It’s more than an hour before dawn. To the east, Venus shines more brightly than I’ve ever seen it, morning or evening. It’s so bright that I’m not sure at first what it is.

Late in the afternoon in the canyon beyond town, and there isn’t a soul in sight or a man-made sound within earshot. The roar of the swollen stream dominates the aural environment, though the creek is tens of meters below.

Solitude in such a place is a tremendous gift, although it is a gift that one has to give oneself; no one is going to give it to you. That isn’t selfish, and it has nothing to do with the care and feeding of the self. In complete solitude and stillness, one is all of humanity.

Even writers for that beacon of enlightenment, the New York Times, now say, with unintended understatement, “constant activity isn’t an enjoyable or productive way to live.”

Their remedy? Take a “Shultz hour,” as in George Shultz, Ronald Reagan’s Secretary of State. He had his secretary hold his calls for one hour a week, so he could have some solitude and “carve out one hour each week for quiet reflection.”

One hour a week! If you’re over 18, not taking a half-hour a day to be alone, process things, and observe oneself to the end of the observer, the chances you’re a zombie in this dead culture are over 95%.

Perhaps the dead can come back to life, but this is written for the living, and those who really want to come back to life.

Everything seems predicated on choice—consumer choice and personal choice, which are really the same thing. Market indoctrination permeates the culture and our lives, leaving us feeling utterly empty, controlled, and little more than cattle herded on and off packed airplanes going nowhere.

There are choices obviously, small and large, which determine the course of our lives. But the entity that chooses is always conditioned by experience, culture, upbringing, and other pre-existing factors. In other words, the past.

To observe without choice or evaluation is to observe without the prejudice of the past. Doing so awakens intelligence.

Contrary to Western philosophical dogma, the human being has the capacity to perceive directly, and live according to insight rather than interpretation and conditioning.

With the collapse of the American dream (even as its pathological version infects the world as a whole), and the end of the old order without the emergence of a new one, the awakening of intelligence is essential to inward survival and growth.

What is freedom?
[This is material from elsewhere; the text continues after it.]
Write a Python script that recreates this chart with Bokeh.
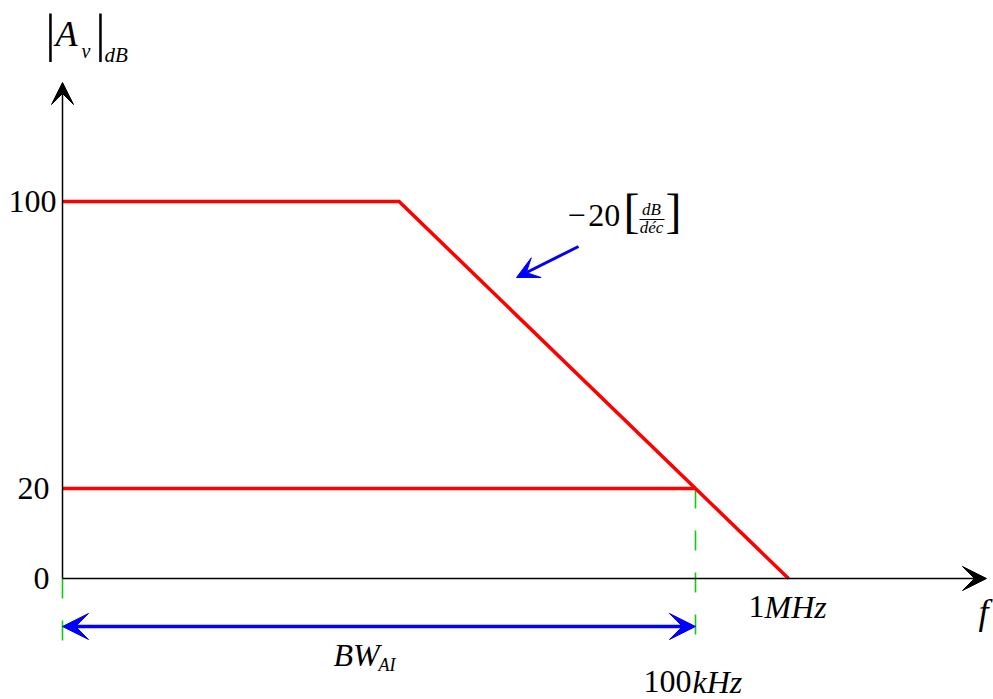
import numpy as np
from bokeh.plotting import figure
from bokeh.models import Range1d, Label, Arrow, VeeHead
from bokeh.embed import file_html
from bokeh.resources import INLINE

# ---- data -------------------------------------------------------------
gain_ticks_db = [0, 20, 100]
gain_tick_labels = ["0", "20", "100"]

ol_freq_hz = [65.0, 1e5, 1e6]     # open-loop corner, crossing, unity-gain
ol_gain_db = [100.0, 20.0, 0.0]
ol_dc_gain_db = 100.0

cl_gain_db = 20.0                  # closed-loop gain
cl_bw_hz = 1e5                     # closed-loop bandwidth
unity_hz = 1e6

# ---- layout (log10 frequency on x, schematic dB on y) ------------------
W, H = 993, 699
PX_PER_DEC = 93.0
PX_PER_UNIT = 4.5
X_MIN = 6 - 788 / PX_PER_DEC
X_MAX = X_MIN + W / PX_PER_DEC
Y_MAX = 578 / PX_PER_UNIT
Y_MIN = Y_MAX - H / PX_PER_UNIT
X0 = X_MIN + 62 / PX_PER_DEC       # axis origin
BASELINE_FIX = 0.34                # text baseline correction (fraction of font size)


def axis_level(db):
    # vertical axis is drawn broken: upper part compressed
    return np.interp(db, [0, 20, 100], [0, 20, 83.78])


def lx(f):
    return np.log10(f)


def dx(px):
    return px / PX_PER_DEC


def dy(px):
    return px / PX_PER_UNIT


def page(px, py):
    return X_MIN + px / PX_PER_DEC, Y_MAX - py / PX_PER_UNIT


p = figure(width=W, height=H, x_range=Range1d(X_MIN, X_MAX), y_range=Range1d(Y_MIN, Y_MAX),
           output_backend="svg", toolbar_location=None, min_border=0,
           x_axis_type=None, y_axis_type=None)
p.grid.visible = False
p.outline_line_color = None
p.background_fill_color = "white"
p.border_fill_color = "white"

SERIF = "Liberation Serif"
RED = "#ff0000"
BLUE = "#0000ff"
GREEN = "#10cc10"

# ---- axes as arrows ------------------------------------------------------
x_tip, _ = page(986, 0)
_, y_tip = page(0, 82)
p.add_layout(Arrow(x_start=X0, y_start=0, x_end=x_tip, y_end=0, line_color="black", line_width=1.5,
                   end=VeeHead(size=24, fill_color="black", line_color="black", line_width=1)))
p.add_layout(Arrow(x_start=X0, y_start=0, x_end=X0, y_end=y_tip, line_color="black", line_width=1.5,
                   end=VeeHead(size=22, fill_color="black", line_color="black", line_width=1)))

# ---- green dashed guides --------------------------------------------------
_, y_guide_end = page(0, 641)
p.segment(x0=[lx(cl_bw_hz), X0], y0=[axis_level(cl_gain_db), 0],
          x1=[lx(cl_bw_hz), X0], y1=[y_guide_end, y_guide_end],
          line_color=GREEN, line_width=1.6, line_dash="20 22")

# ---- gain curves -------------------------------------------------------------
ol_x = [X0] + [lx(f) for f in ol_freq_hz]
ol_y = list(axis_level([ol_dc_gain_db] + ol_gain_db))
p.line(ol_x, ol_y, line_color=RED, line_width=3.5, line_join="miter")
p.line([X0, lx(cl_bw_hz)], [axis_level(cl_gain_db)] * 2, line_color=RED, line_width=3.5)

# ---- bandwidth double arrow ---------------------------------------------------
_, y_bw = page(0, 626)
p.add_layout(Arrow(x_start=X0, y_start=y_bw, x_end=lx(cl_bw_hz), y_end=y_bw,
                   line_color=BLUE, line_width=3.5,
                   start=VeeHead(size=26, fill_color=BLUE, line_color=BLUE, line_width=1),
                   end=VeeHead(size=26, fill_color=BLUE, line_color=BLUE, line_width=1)))

# ---- slope pointer arrow -----------------------------------------------------
ax0, ay0 = page(578, 246)
ax1, ay1 = page(516, 277)
p.add_layout(Arrow(x_start=ax0, y_start=ay0, x_end=ax1, y_end=ay1, line_color=BLUE, line_width=3,
                   end=VeeHead(size=22, fill_color=BLUE, line_color=BLUE, line_width=1)))


def label(text, px, py, size, italic=False, align="left"):
    # py is the desired baseline in page pixels
    x, y = page(px, py - BASELINE_FIX * size)
    p.add_layout(Label(x=x, y=y, text=text, text_font=SERIF, text_font_size=f"{size}px",
                       text_font_style="italic" if italic else "normal",
                       text_align=align, text_baseline="alphabetic", text_color="black"))


# ---- y tick labels --------------------------------------------------------------
tick_right = {"100": 56, "20": 49, "0": 49}
for db, txt in zip(gain_ticks_db, gain_tick_labels):
    y = axis_level(db) - dy(11) + dy(BASELINE_FIX * 32)
    x = X0 - dx(62 - tick_right[txt])
    p.add_layout(Label(x=x, y=y, text=txt, text_font=SERIF, text_font_size="32px",
                       text_align="right", text_baseline="alphabetic", text_color="black"))

# ---- frequency labels -------------------------------------------------------------
label("1", 788 - 24, 617, 32, align="right")
label("MHz", 788 - 24, 617, 32, italic=True)
label("100", 691, 692, 32, align="right")
label("kHz", 692, 692, 32, italic=True)
label("f", 978, 624, 36, italic=True)

# ---- axis title |A_v|_dB ----------------------------------------------------------
label("|", 50, 51, 52, align="center")
label("A", 55, 46, 36, italic=True)
label("v", 81, 57, 20, italic=True)
label("|", 100, 51, 52, align="center")
label("dB", 104, 62, 21, italic=True)

# ---- slope annotation -20 [dB/déc] -------------------------------------------------
label("\u2212\u200a20", 567, 225, 32)
label("[", 623, 226, 48)
label("dB", 651, 215, 17, italic=True, align="center")
label("déc", 651, 233, 17, italic=True, align="center")
label("]", 665, 226, 48)
fx0, fy = page(639, 219)
fx1, _ = page(664, 219)
p.segment(x0=[fx0], y0=[fy], x1=[fx1], y1=[fy], line_color="black", line_width=1)

# ---- bandwidth label -----------------------------------------------------------------
label("BW", 333, 665, 32, italic=True)
label("AI", 378, 671, 18, italic=True)

open("out.html", "w").write(file_html(p, INLINE))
We think we are free because we can choose, but we are actually slaves to choosing. Choices exist obviously; but the choosing self is the greatest illusion.

There is no freedom of choice, only freedom in not choosing, and simply seeing/acting, as paradoxical and counterintuitive as that sounds.

In choosing, there is always division and duality between the choices and the chooser. Perception and action are seen as separate, and action is broken up. But there is another way altogether, in which perception and action are part of a unitary movement. That’s intelligence, and we can move in that direction.

The observer, self, and ego are all essentially the same thing, the same basic movement of separation and choice. This movement is as old as man, but it has come to dominate more and more in recent decades, as rapacious capitalism and runaway individualism have increased and merged, to the point that the human capacity for insight and empathy are now threatened.

If one does not choose, but simply attends; if one does not judge, but simply allows, then the mind and heart are free to unfold and fall silent. From stillness comes insight, and one sees what to do, or not do.

Living that way doesn’t make things any easier, but it does greatly lessen the confusion and conflict of the choosing self. Human beings in the future will see the motto of our day, “I choose” for the grotesquerie it is.